After a fierce battle in regular time, the scores were tied 47-all, and they remained deadlocked after 14 minutes of extra time. From there, they shot goal-for-goal – waiting for one team to make an error, and the other to grab a two-goal winning margin.

At the death, Australia’s New Zealand-born shooter Catherine Cox missed a clutch shot. At the opposite end, goal attack Maria Tutaia - crippled by calf cramps - calmly slotted one of her trademark long bombs, to tick the score over to 66-64. In the next moment, Tutaia was knocked to the wooden floor, rolling around in a bear hug with team-mate Temepara George.

The burden of expectation will be on Tutaia (now Maria Folau) again this week, as she makes her fourth Games appearance in a Ferns side short on experience, and struggling to find form. 


Lauren Boyle is my neighbour, who enjoys gardening and cooking. But she's better known as one of New Zealand’s greatest swimmers.

Four years ago, the freestyle specialist stood on the starting blocks at her third, and ultimately final, Commonwealth Games, on track to better the silver and bronze medals she’d collected in relay events previously. Her lead-up to Glasgow was glittering - a world short-course title and three bronze medals at the 2013 FINA world championships.

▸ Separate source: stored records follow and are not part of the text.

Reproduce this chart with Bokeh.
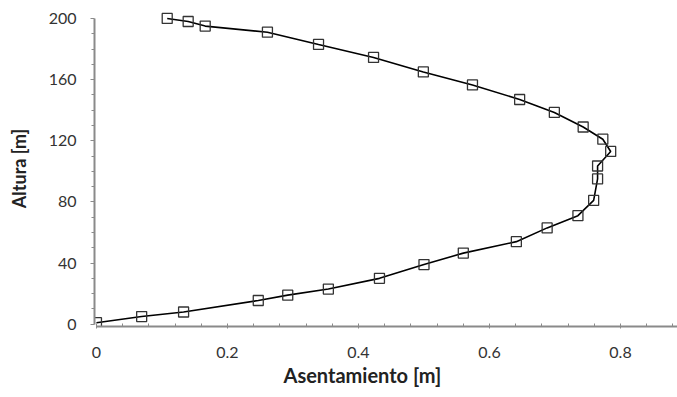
from bokeh.plotting import figure
from bokeh.models import Range1d, FixedTicker, Title
from bokeh.embed import file_html
from bokeh.resources import INLINE

# Data
asentamiento = [0.0, 0.069, 0.133, 0.247, 0.292, 0.354, 0.432, 0.500, 0.560, 0.641,
                0.688, 0.735, 0.759, 0.765, 0.765, 0.785, 0.773, 0.743, 0.699, 0.646,
                0.574, 0.499, 0.423, 0.339, 0.261, 0.166, 0.140, 0.108]
altura = [1, 5, 8, 15.5, 19, 23, 30, 39, 46.5, 54,
          63, 71, 81, 95, 103.5, 113, 121, 129, 138.5, 147,
          156.5, 165, 174.5, 183, 191, 195, 198, 200]

x_ticks = [0, 0.2, 0.4, 0.6, 0.8]
x_tick_labels = ["0", "0.2", "0.4", "0.6", "0.8"]
x_minor = [0.04 * i for i in range(1, 23) if i % 5 != 0]
y_ticks = [0, 40, 80, 120, 160, 200]
y_tick_labels = ["0", "40", "80", "120", "160", "200"]
y_minor = [v for v in range(10, 200, 10) if v % 40 != 0]

FONT = "Lato"

p = figure(width=677, height=397, output_backend="svg", toolbar_location=None,
           x_range=Range1d(-0.003, 0.887), y_range=Range1d(-1.5, 205.2),
           min_border_left=94, min_border_right=0, min_border_top=10, min_border_bottom=71)

p.line(asentamiento, altura, line_color="black", line_width=1.6)
p.scatter(asentamiento, altura, marker="square", size=10, fill_alpha=0,
          line_color="#333333", line_width=1.3)

p.xgrid.visible = False
p.ygrid.visible = False
p.outline_line_color = None

for ax in (p.xaxis[0], p.yaxis[0]):
    ax.axis_line_color = "#8a8a8a"
    ax.axis_line_width = 2
    ax.major_tick_line_color = "#8a8a8a"
    ax.minor_tick_line_color = "#8a8a8a"
    ax.major_tick_line_width = 1
    ax.minor_tick_line_width = 1
    ax.major_label_text_font = FONT
    ax.major_label_text_font_size = "16px"
    ax.major_label_text_color = "#333333"
    ax.axis_label_text_font = FONT
    ax.axis_label_text_font_style = "bold"
    ax.axis_label_text_font_size = "18px"
    ax.axis_label_text_color = "#222222"

xa = p.xaxis[0]
xa.ticker = FixedTicker(ticks=x_ticks, minor_ticks=x_minor)
xa.major_label_overrides = dict(zip(x_ticks, x_tick_labels))
xa.bounds = (0, 0.887)
xa.major_tick_in = 3
xa.major_tick_out = 2
xa.minor_tick_in = 3
xa.minor_tick_out = 0
xa.major_label_standoff = 18

xtitle = Title(text="Asentamiento [m]", align="left", offset=189, standoff=0,
               text_font=FONT, text_font_style="bold", text_font_size="20px",
               text_color="#222222")
p.add_layout(xtitle, "below")

ya = p.yaxis[0]
ya.ticker = FixedTicker(ticks=y_ticks, minor_ticks=y_minor)
ya.major_label_overrides = dict(zip(y_ticks, y_tick_labels))
ya.bounds = (0, 200)
ya.major_tick_in = 0
ya.major_tick_out = 4
ya.minor_tick_in = 0
ya.minor_tick_out = 3
ya.major_label_standoff = 14
ya.axis_label = "Altura [m]"
ya.axis_label_standoff = 16

open("out.html", "w").write(file_html(p, INLINE))
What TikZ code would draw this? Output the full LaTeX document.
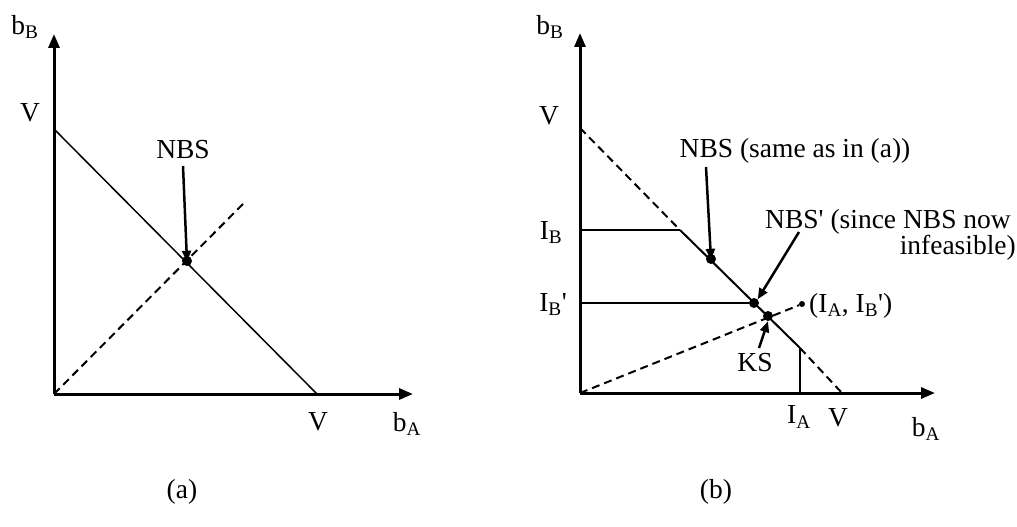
\documentclass[tikz,border=0pt]{standalone}
\usepackage{fontspec}
\setmainfont{Liberation Serif}[Ligatures=TeXOff]
\usetikzlibrary{arrows.meta}
\begin{document}
\begin{tikzpicture}[x=1pt,y=-1pt,
  axis/.style={line width=3pt,-{Triangle[length=14pt,width=11pt]}},
  thinline/.style={line width=1.5pt},
  dashline/.style={line width=2pt,dash pattern=on 8pt off 5pt},
  pointer/.style={line width=2.5pt,-{Triangle[length=11pt,width=9pt]}},
  dot/.style={circle,fill=black,inner sep=0pt,minimum size=10pt},
  smalldot/.style={circle,fill=black,inner sep=0pt,minimum size=6pt},
  lbl/.style={inner sep=1pt,font=\fontsize{27.5}{31}\selectfont},
  every node/.style={font=\fontsize{27.5}{31}\selectfont}]
\useasboundingbox (0,0) rectangle (1017,527);
% ---------- panel (a) ----------
\coordinate (aO) at (54,394);
\coordinate (aYtop) at (54,34);
\coordinate (aXend) at (413,394);
\coordinate (aV1) at (54,129);
\coordinate (aV2) at (317,394);
\coordinate (aDend) at (244,203);
\draw[dashline] (aO) -- (aDend);
\draw[thinline] (aV1) -- (aV2);
\draw[axis] (aO) -- (aYtop);
\draw[axis] (aO) -- (aXend);
\node[dot] (aNBS) at (187,261) {};
\node[lbl] (aNBSl) at (183,150) {NBS};
\draw[pointer] (183,166) -- ([yshift=-6pt]aNBS.north);
\node[lbl] (aVy) at (30,113) {V};
\node[lbl] (aVx) at (318,422) {V};
\node[lbl] (abB) at (25,27) {b\textsubscript{B}};
\node[lbl] (abA) at (407,424) {b\textsubscript{A}};
\node[lbl] (capa) at (182,492) {(a)};
% ---------- panel (b) ----------
\coordinate (bO) at (580,393);
\coordinate (bYtop) at (580,33);
\coordinate (bXend) at (935,393);
\coordinate (bV1) at (580,128);
\coordinate (bIBpt) at (680,230);
\coordinate (bIApt) at (800,348);
\coordinate (bV2) at (842,393);
\coordinate (bIBy) at (580,230);
\coordinate (bIBpy) at (580,303);
\coordinate (bIAx) at (800,393);
\draw[dashline] (bV1) -- (bIBpt);
\draw[line width=2pt] (bIBpt) -- (bIApt);
\draw[dashline] (bIApt) -- (bV2);
\draw[thinline] (bIBy) -- (bIBpt);
\draw[thinline] (bIAx) -- (bIApt);
\node[smalldot] (bEnd) at (802,304) {};
\draw[dashline] (bO) -- (bEnd);
\node[dot] (bNBS) at (711,259) {};
\node[dot] (bNBSp) at (754,303) {};
\node[dot] (bKS) at (768,316) {};
\draw[thinline] (bIBpy) -- (bNBSp);
\draw[axis] (bO) -- (bYtop);
\draw[axis] (bO) -- (bXend);
\node[lbl] (bNBSl) at (795,151) {NBS (same as in (a))};
\draw[pointer] (706,167) -- ([yshift=-6pt]bNBS.north);
\node[lbl,anchor=west] (bNBSpl) at (764,222) {NBS' (since NBS now};
\node[lbl,anchor=east] (bInf) at (1017,248) {infeasible)};
\draw[pointer] (799,232) -- (bNBSp.north east);
\node[lbl] (bKSl) at (755,363) {KS};
\draw[pointer] (759,348) -- (bKS.south);
\node[lbl,anchor=west] (bEndl) at (808,306) {(I\textsubscript{A}, I\textsubscript{B}')};
\node[lbl] (bVy) at (549,116) {V};
\node[lbl] (bIB) at (551,233) {I\textsubscript{B}};
\node[lbl] (bIBp) at (553,305) {I\textsubscript{B}'};
\node[lbl] (bIA) at (799,417) {I\textsubscript{A}};
\node[lbl] (bVx) at (838,418) {V};
\node[lbl] (bbB) at (550,27) {b\textsubscript{B}};
\node[lbl] (bbA) at (926,429) {b\textsubscript{A}};
\node[lbl] (capb) at (716,492) {(b)};
\end{tikzpicture}
\end{document}
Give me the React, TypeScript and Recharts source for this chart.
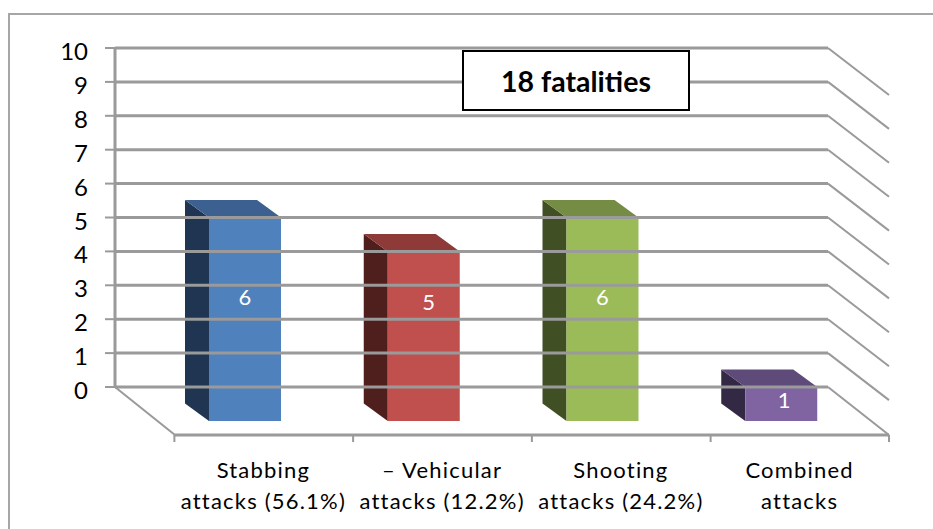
import React from 'react';
import { BarChart, Bar, XAxis, YAxis } from 'recharts';

const categories = ['Stabbing|attacks (56.1%)', '– Vehicular|attacks (12.2%)', 'Shooting|attacks (24.2%)', 'Combined|attacks'];
const fatalities = [6, 5, 6, 1];
const yTicks = [0, 1, 2, 3, 4, 5, 6, 7, 8, 9, 10];

const frontColors = ['#4f81bd', '#c0504d', '#9bbb59', '#8064a2'];
const topColors = ['#3c6191', '#8e3a38', '#748c43', '#5f4b79'];
const sideColors = ['#1f3552', '#4f1f1e', '#414f25', '#342945'];
// where each value label sits on its bar, the original is not centred
const labelShift = [[0, -22], [5, -34], [0, -22], [3, -4]];

const data = categories.map((name, i) => ({ name, value: fatalities[i] }));

const GRID = '#9a9a9a';
const FONT = 'Lato, sans-serif';

function YTick({ y, payload }: any) {
    const wallX = 828;
    return (
        <g>
            <line x1={105} x2={115} y1={y} y2={y} stroke={GRID} strokeWidth={2} />
            <line x1={115} x2={wallX} y1={y} y2={y} stroke={GRID} strokeWidth={3} />
            {payload.value === 0 ? (
                <g>
                    <line x1={115} x2={175} y1={y} y2={y + 48} stroke={GRID} strokeWidth={2} />
                    <line x1={175} x2={889} y1={y + 48} y2={y + 48} stroke={GRID} strokeWidth={3} />
                    <line x1={wallX} x2={889} y1={y} y2={y + 48} stroke={GRID} strokeWidth={2} />
                </g>
            ) : (
                <line x1={wallX} x2={889} y1={y} y2={y + 47} stroke={GRID} strokeWidth={2} />
            )}
            {payload.value === 10 && <line x1={115} x2={115} y1={y} y2={387} stroke={GRID} strokeWidth={3} />}
            <text x={88} y={y + 12} textAnchor="end" fontFamily={FONT} fontSize={24} fill="#000">
                {payload.value}
            </text>
        </g>
    );
}

function XTick({ x, payload, index }: any) {
    const [first, second] = payload.value.split('|');
    const left = x - 30;
    const floorY = 435;
    return (
        <g>
            <line x1={left} x2={left} y1={floorY} y2={floorY + 7} stroke={GRID} strokeWidth={2} />
            {index === categories.length - 1 && (
                <line x1={889} x2={889} y1={floorY} y2={floorY + 7} stroke={GRID} strokeWidth={2} />
            )}
            <text textAnchor="middle" fontFamily={FONT} fontSize={22} letterSpacing={1.2} fill="#000">
                <tspan x={x + 59} y={478}>{first}</tspan>
                <tspan x={x + 59} y={509}>{second}</tspan>
            </text>
        </g>
    );
}

function Bar3D({ x, y, width, height, index, value }: any) {
    const backX = x + 17;
    const frontX = x + 41;
    const backY = y + 16.5;
    const frontY = y + 34;
    const [dx, dy] = labelShift[index];
    const num = Array.isArray(value) ? value[1] : value;
    return (
        <g>
            <polygon
                points={`${backX},${backY} ${frontX},${frontY} ${frontX},${frontY + height} ${backX},${backY + height}`}
                fill={sideColors[index]}
            />
            <polygon
                points={`${backX},${backY} ${backX + width},${backY} ${frontX + width},${frontY} ${frontX},${frontY}`}
                fill={topColors[index]}
            />
            <rect x={frontX} y={frontY} width={width} height={height} fill={frontColors[index]} />
            <text
                x={frontX + width / 2 + dx}
                y={frontY + height / 2 + dy + 8}
                textAnchor="middle"
                fontFamily={FONT}
                fontSize={22}
                fill="#fff"
            >
                {num}
            </text>
        </g>
    );
}

export default function App() {
    return (
        <div style={{ position: 'absolute', left: 0, top: 0, width: 933, height: 529, background: '#fff', overflow: 'hidden' }}>
            <div
                style={{
                    position: 'absolute',
                    left: 8,
                    top: 13,
                    width: 940,
                    height: 540,
                    border: '2px solid #a6a6a6',
                }}
            />
            <div style={{ position: 'absolute', left: 0, top: 0 }}>
                <BarChart
                    width={933}
                    height={529}
                    data={data}
                    barSize={72}
                    margin={{ top: 48, right: 103, left: 55, bottom: 42 }}
                >
                    <XAxis dataKey="name" height={100} axisLine={false} tickLine={false} interval={0} tick={<XTick />} />
                    <YAxis
                        width={60}
                        domain={[0, 10]}
                        ticks={yTicks}
                        interval={0}
                        axisLine={false}
                        tickLine={false}
                        tick={<YTick />}
                    />
                    <Bar dataKey="value" shape={<Bar3D />} isAnimationActive={false} />
                </BarChart>
            </div>
            <div
                style={{
                    position: 'absolute',
                    left: 462,
                    top: 50,
                    width: 224,
                    height: 57,
                    border: '2px solid #000',
                    background: '#fff',
                    display: 'flex',
                    alignItems: 'center',
                    justifyContent: 'center',
                    fontFamily: FONT,
                    fontWeight: 700,
                    fontSize: 28.5,
                    color: '#000',
                }}
            >
                18 fatalities
            </div>
        </div>
    );
}
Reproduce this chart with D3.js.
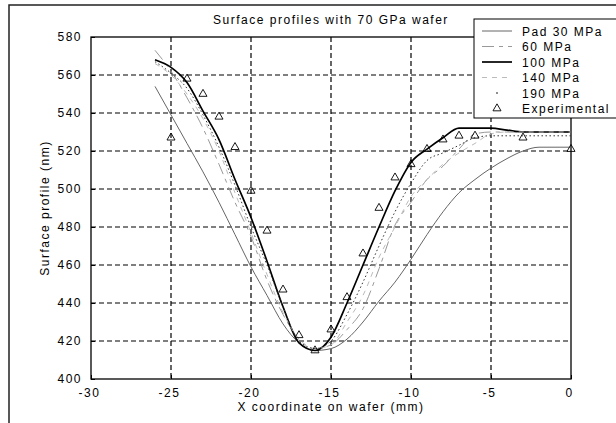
<!DOCTYPE html>
<html><head><meta charset="utf-8">
<script src="https://cdn.jsdelivr.net/npm/d3@7"></script>
<style>
body{margin:0;background:#fff;}
text{font-family:"Liberation Sans",Arial,sans-serif;font-size:12px;letter-spacing:1.5px;fill:#000;}
</style></head>
<body><svg id="c" width="616" height="423"></svg>
<script>
const xs = [-26,-25,-24,-23,-22,-21,-20,-19,-18,-17,-16,-15,-14,-13,-12,-11,-10,-9,-8,-7,-6,-5,-4,-3,-2,-1,0];
const pad30  = [554,539,524,509,493,476,459,444,429,419,415,416,421,430,441,451,463,476,488,498,505,511,516,520,522,522,522];
const pad60  = [573,562,548,532,513,493,475,452,434,421,416,418,426,437,458,481,493,505,512,521,529,530,530,530,530,530,530];
const pad100 = [568,564,556,541,526,505,485,462,438,419,415,422,440,460,480,499,514,521,527,532,532,532,531,530,530,530,530];
const pad140 = [566,560,550,537,520,498,477,455,435,421,416,418,430,444,464,480,496,505,513,519,524,529,530,530,530,530,530];
const pad190 = [567,561,553,539,522,502,480,460,438,420,416,420,434,451,470,488,503,515,519,523,527,528,528,528,528,528,528];
const expX = [-25,-24,-23,-22,-21,-20,-19,-18,-17,-16,-15,-14,-13,-12,-11,-10,-9,-8,-7,-6,-3,0];
const expY = [527,558,550,538,522,499,478,447,423,415,426,443,466,490,506,513,521,526,528,528,527,521];
const xTicks = [-30,-25,-20,-15,-10,-5,0];
const yTicks = [400,420,440,460,480,500,520,540,560,580];
const legendLabels = ["Pad 30 MPa","60 MPa","100 MPa","140 MPa","190 MPa","Experimental"];
const title = "Surface profiles with 70 GPa wafer";
const xLabel = "X coordinate on wafer (mm)";
const yLabel = "Surface profile (nm)";

const svg = d3.select("#c");
const L=91,R=571,T=37,B=379;
const x = d3.scaleLinear().domain([-30,0]).range([L,R]);
const y = d3.scaleLinear().domain([400,580]).range([B,T]);

// outer frame
svg.append("path").attr("d","M9,430 L9,5 L630,5").attr("fill","none").attr("stroke","#222").attr("stroke-width",1.5);

// grid
const g = svg.append("g");
g.selectAll(".vg").data(xTicks.slice(1,-1)).enter().append("line")
 .attr("x1",d=>x(d)).attr("x2",d=>x(d)).attr("y1",T).attr("y2",B)
 .attr("stroke","#000").attr("stroke-width",1.2).attr("stroke-dasharray","5,3");
g.selectAll(".hg").data(yTicks.slice(1,-1)).enter().append("line")
 .attr("y1",d=>y(d)).attr("y2",d=>y(d)).attr("x1",L).attr("x2",R)
 .attr("stroke","#000").attr("stroke-width",1.2).attr("stroke-dasharray","5,3");

// axes
const fmt = d => String(d);
const xa = svg.append("g").attr("transform",`translate(0,${B})`)
 .call(d3.axisBottom(x).tickValues(xTicks).tickSize(-4).tickPadding(9).tickFormat(fmt));
const ya = svg.append("g").attr("transform",`translate(${L},0)`)
 .call(d3.axisLeft(y).tickValues(yTicks).tickSize(-4).tickPadding(9).tickFormat(fmt));
[xa,ya].forEach(a=>{a.select(".domain").remove();a.selectAll("line").attr("stroke","#000");
 a.selectAll("text").style("font-size","12px").style("font-family","Liberation Sans, Arial, sans-serif");});
xa.selectAll("text").attr("dx","-2");
svg.append("rect").attr("x",L).attr("y",T).attr("width",R-L).attr("height",B-T)
 .attr("fill","none").attr("stroke","#000").attr("stroke-width",1.3);

// curves
const line = d3.line().x((d,i)=>x(xs[i])).y(d=>y(d)).curve(d3.curveMonotoneX);
const styles = [
 {data:pad30, stroke:"#666", w:1, dash:null},
 {data:pad60, stroke:"#999", w:1, dash:"12,5,4,5"},
 {data:pad100,stroke:"#000", w:1.7, dash:null},
 {data:pad140,stroke:"#bbb", w:1, dash:"5,5"},
 {data:pad190,stroke:"#333", w:1, dash:"1.5,2.5"}
];
styles.forEach(s=>{
 svg.append("path").attr("d",line(s.data)).attr("fill","none")
  .attr("stroke",s.stroke).attr("stroke-width",s.w).attr("stroke-dasharray",s.dash);
});
const tri = d3.symbol().type(d3.symbolTriangle).size(28);
svg.selectAll(".exp").data(expX).enter().append("path")
 .attr("transform",(d,i)=>`translate(${x(d)},${y(expY[i])})`).attr("d",tri)
 .attr("fill","none").attr("stroke","#000").attr("stroke-width",0.9);

// labels
svg.append("text").attr("x",(L+R)/2).attr("y",24).attr("text-anchor","middle").text(title);
svg.append("text").attr("x",(L+R)/2).attr("y",411).attr("text-anchor","middle").text(xLabel);
svg.append("text").attr("transform",`translate(49,${(T+B)/2}) rotate(-90)`).attr("text-anchor","middle").text(yLabel);

// legend
const lg = svg.append("g");
lg.append("rect").attr("x",474).attr("y",19).attr("width",160).attr("height",99)
 .attr("fill","#fff").attr("stroke","#000").attr("stroke-width",1);
legendLabels.forEach((lab,i)=>{
 const cy = 31 + i*15.5;
 if(i<5){
  const s = styles[i];
  if(i===4){
   lg.append("circle").attr("cx",497).attr("cy",cy).attr("r",0.8).attr("fill","#000");
  } else {
   lg.append("line").attr("x1",482).attr("x2",512).attr("y1",cy).attr("y2",cy)
    .attr("stroke",s.stroke).attr("stroke-width",s.w).attr("stroke-dasharray",s.dash);
  }
 } else {
  lg.append("path").attr("transform",`translate(497,${cy})`).attr("d",tri)
   .attr("fill","none").attr("stroke","#000").attr("stroke-width",0.9);
 }
 lg.append("text").attr("x",522).attr("y",cy+4.5).text(lab);
});
</script></body></html>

In the Tollcross Pool, Boyle narrowly missed a medal in her first event, the 200m freestyle final, but knew her two favoured distances were still to come.  

In the 800m free, she had her “arse kicked” over the final 100m by victorious Welsh swimmer Jazz Carlin, and had to settle for silver. Twenty-four hours later, Boyle turned the tables on Carlin -this time taking the lead at halfway, and holding on to win the 400m free in Games record time.

The next morning, she was up at 5am to go swimming again. That was Boyle, devoted to the core.